I’m not talking about sinless perfection (as my friend J John says, ‘Christians are not sinless, but we should sin less! It’s true. We can progress, as we follow the process. I’m not saying we try harder to become better, rather that the same grace that saves us can shape us and make us more like the One we love and follow. 

That’s what I want more than anything. And it’s possible. Even for me. 

I am excited to realise it’s impossible for man, but possible with God. Yes! Jesus wants to lead me, teach me, show me the way, so that I grow in grace

Grow in grace? Yes, the Bible really says that. 

“Grow in the grace and knowledge of our Lord Jesus Christ. To him be the glory both now and forever. Amen.”

2 Peter 3:18

I thank God for the grace of my salvation – it happened in an instant and lasts forever from the moment it happens when I recognised and turned away from my put sin and self righteousness and put all my trust and hope in the finished work of Christ on the cross to save me. But he does not want the finished work to end there. 

He wants to make me like him. How could anything be more wonderful? That he would take and remake and form my inner world in to be increasingly like Christ himself. He gives more grace. Not just to save my soul, or to one day resurrect my body, but today – to transform my heart, out of which my life and all its actions flow.

Genesis tells us the human story starts with us being made in the image of God. 

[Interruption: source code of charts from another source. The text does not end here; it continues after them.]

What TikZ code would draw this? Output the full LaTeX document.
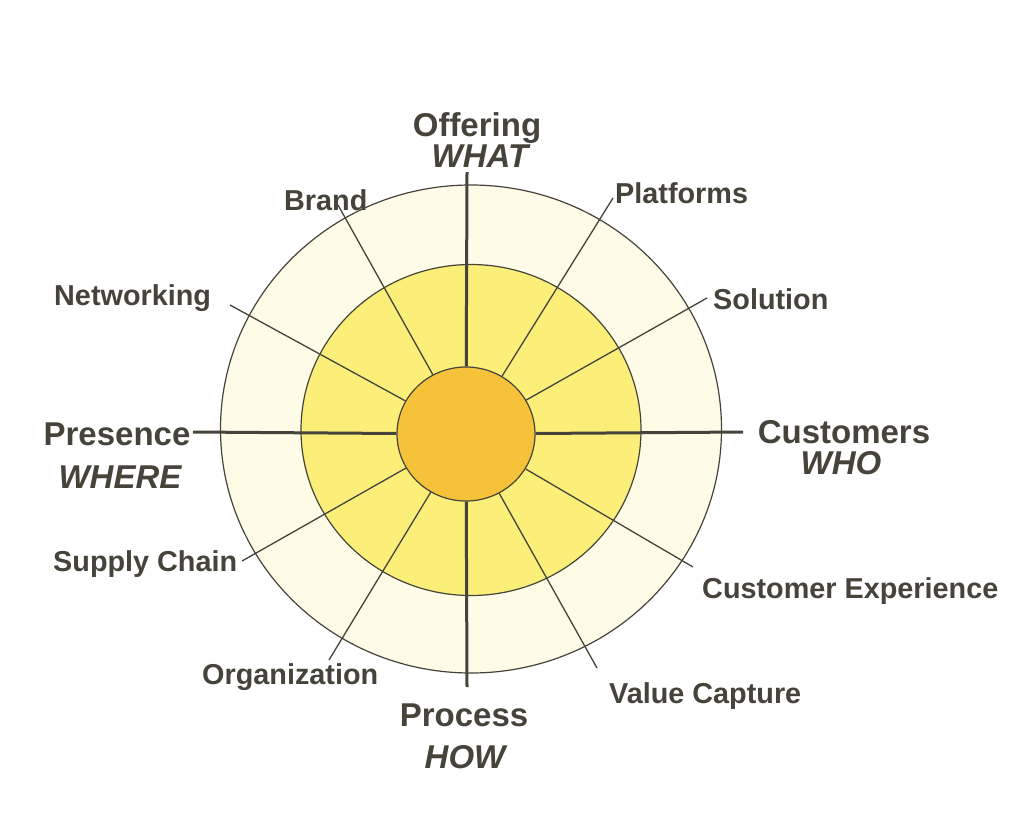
\documentclass[tikz,border=0pt]{standalone}
\usepackage{fontspec}
\setmainfont{Liberation Sans}
\usetikzlibrary{shapes.geometric}
\definecolor{ink}{HTML}{45433A}
\definecolor{pale}{HTML}{FEFCE6}
\definecolor{lemon}{HTML}{FBEF7A}
\definecolor{amber}{HTML}{F6C23A}
\begin{document}
\begin{tikzpicture}[x=1pt, y=-1pt,
  ring/.style={ellipse, draw=ink, line width=1.2pt, inner sep=0pt},
  spoke/.style={draw=ink, line width=1.3pt},
  axis/.style={draw=ink, line width=3pt},
  lab/.style={anchor=base west, text=ink, inner sep=0pt, font=\fontsize{28.8}{32}\selectfont\bfseries},
  big/.style={anchor=base, text=ink, inner sep=0pt, font=\fontsize{33}{38}\selectfont\bfseries}]
\useasboundingbox[fill=white] (0,0) rectangle (1024,836);
\node[ring, fill=pale, minimum width=501pt, minimum height=488pt] (outer) at (471, 429) {};
\node[ring, fill=lemon, minimum width=340pt, minimum height=331pt] (middle) at (471, 430) {};
\node[ring, fill=amber, minimum width=138pt, minimum height=134pt] (inner) at (466, 434) {};
% free ends of the spokes
\coordinate (whatEnd) at (467, 172);
\coordinate (howEnd) at (467, 687);
\coordinate (whereEnd) at (193, 432);
\coordinate (whoEnd) at (743, 432);
\coordinate (brandEnd) at (338, 205);
\coordinate (netEnd) at (230, 305);
\coordinate (platEnd) at (613, 198);
\coordinate (solEnd) at (707, 298);
\coordinate (supEnd) at (242, 561);
\coordinate (orgEnd) at (329, 660);
\coordinate (cxEnd) at (693, 567);
\coordinate (vcEnd) at (597, 668);
\draw[axis] (inner) -- (whatEnd);
\draw[axis] (inner) -- (howEnd);
\draw[axis] (inner) -- (whereEnd);
\draw[axis] (inner) -- (whoEnd);
\draw[spoke] (inner) -- (brandEnd);
\draw[spoke] (inner) -- (netEnd);
\draw[spoke] (inner) -- (platEnd);
\draw[spoke] (inner) -- (solEnd);
\draw[spoke] (inner) -- (supEnd);
\draw[spoke] (inner) -- (orgEnd);
\draw[spoke] (inner) -- (cxEnd);
\draw[spoke] (inner) -- (vcEnd);
% main labels
\node[big] (offering) at (477, 136) {Offering};
\node[big, font=\fontsize{33}{38}\selectfont\bfseries\itshape] (what) at (480, 167) {WHAT};
\node[big] (presence) at (117, 445) {Presence};
\node[big, font=\fontsize{33}{38}\selectfont\bfseries\itshape] (where) at (120, 488) {WHERE};
\node[big] (customers) at (844, 443) {Customers};
\node[big, font=\fontsize{33}{38}\selectfont\bfseries\itshape] (who) at (841, 474) {WHO};
\node[big] (process) at (464, 726) {Process};
\node[big, font=\fontsize{33}{38}\selectfont\bfseries\itshape] (how) at (465, 768) {HOW};
% spoke labels
\node[lab] (brand) at (284, 210) {Brand};
\node[lab] (net) at (54, 305) {Networking};
\node[lab] (plat) at (615, 203) {Platforms};
\node[lab] (sol) at (713, 309) {Solution};
\node[lab] (sup) at (53, 571) {Supply Chain};
\node[lab] (org) at (202, 684) {Organization};
\node[lab] (cx) at (702, 598) {Customer Experience};
\node[lab] (vc) at (609, 703) {Value Capture};
\end{tikzpicture}
\end{document}
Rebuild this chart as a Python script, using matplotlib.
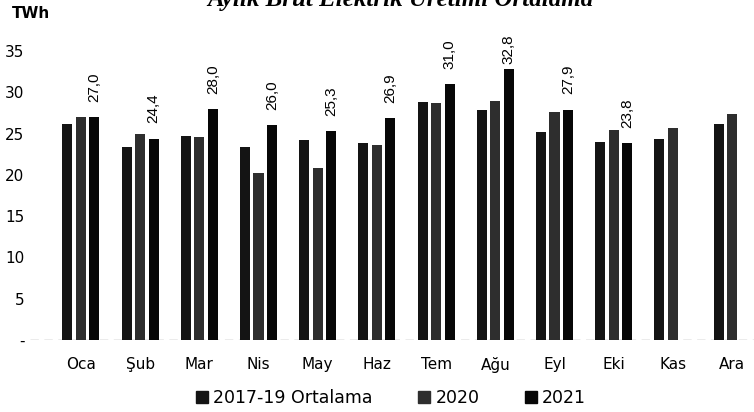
import numpy as np
import matplotlib
matplotlib.use("Agg")
from matplotlib import pyplot as plt
from matplotlib.patches import Patch

# Data (TWh)
months = ["Oca", "Şub", "Mar", "Nis", "May", "Haz", "Tem", "Ağu", "Eyl", "Eki", "Kas", "Ara"]
avg_2017_19 = [26.1, 23.4, 24.7, 23.4, 24.2, 23.9, 28.8, 27.9, 25.2, 24.0, 24.3, 26.1]
y2020 = [27.0, 24.9, 24.6, 20.2, 20.8, 23.6, 28.7, 29.0, 27.6, 25.4, 25.7, 27.4]
y2021 = [27.0, 24.4, 28.0, 26.0, 25.3, 26.9, 31.0, 32.8, 27.9, 23.8]
yticks = [0, 5, 10, 15, 20, 25, 30, 35]
ytick_labels = ["-", "5", "10", "15", "20", "25", "30", "35"]

fig = plt.figure(figsize=(7.54, 4.12), dpi=100)
ax = fig.add_axes([30 / 754, 72 / 412, 724 / 754, 289 / 412])

x = np.arange(len(months))
w = 0.17
step = 0.228

ax.bar(x - step, avg_2017_19, w, color="#141414", label="2017-19 Ortalama")
ax.bar(x, y2020, w, color="#2e2e2e", label="2020")
x21 = x[:len(y2021)] + step
ax.bar(x21, y2021, w, color="#070707", label="2021")

# rotated value labels on the 2021 bars
top = max(y2021)
for xi, v in zip(x21, y2021):
    off = 4 if v == top else 11
    ax.annotate(f"{v:.1f}".replace(".", ","), (xi, v), xytext=(0, off),
                textcoords="offset points", rotation=90, ha="center", va="bottom",
                fontsize=11, family="Liberation Sans", annotation_clip=False)

ax.set_xlim(-0.86, 11.37)
ax.set_ylim(0, 35)
ax.set_yticks(yticks)
ax.set_yticklabels(ytick_labels)
ax.set_xticks(x)
ax.set_xticklabels(months)
ax.tick_params(axis="both", length=0, labelsize=11)
ax.tick_params(axis="y", pad=4)
ax.tick_params(axis="x", pad=12)
for s in ax.spines.values():
    s.set_visible(False)
ax.axhline(0, color="#9a9a9a", lw=1, ls=(0, (6, 4)), zorder=0)

fig.text(12 / 754, 1 - 13 / 412, "TWh", fontsize=11, fontweight="bold", va="center")
fig.text(400 / 754, 1 - 6 / 412, "Aylık Brüt Elektrik Üretimi Ortalama",
         family="Liberation Serif", fontsize=18, fontweight="bold", style="italic",
         ha="center", va="baseline")

handles = [Patch(color="#141414"), Patch(color="#2e2e2e"), Patch(color="#070707")]
fig.legend(handles, ["2017-19 Ortalama", "2020", "2021"], loc="center",
           bbox_to_anchor=(391 / 754, 14 / 412), ncol=3, frameon=False,
           fontsize=12.5, handlelength=0.7, handleheight=0.7, handletextpad=0.3,
           columnspacing=2.6)

fig.savefig("out.png", dpi=100)
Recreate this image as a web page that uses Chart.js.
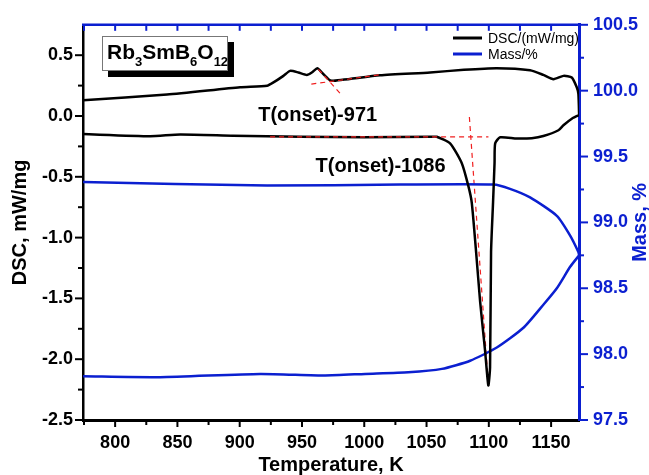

That image was marred and spoiled by sin. Subsequent generations have been made in the imperfect image of sinners of previous generations. But from the foundation of the world God had a plan to restore that beautiful divine image in us, so he made a way, a way we are remade in the image of Christ, ‘in whom all the treasures of wisdom and knowledge are found’ (Col 2:3) living in the best way, the way of Jesus, a way that can bless others and please God. 

The apostle Paul describes this amazing transformative process in 2 Corinthians 3:18:

“And all of us, with unveiled faces, seeing the glory of the Lord as though reflected in a mirror, are being transformed into the same image from one degree of glory to another; for this comes from the Lord, the Spirit.” 

By grace – from glory to glory. What a way to live! 


[1] Matthew Henry’s commentary on the whole Bible: (p. 964). Peabody: Hendrickson.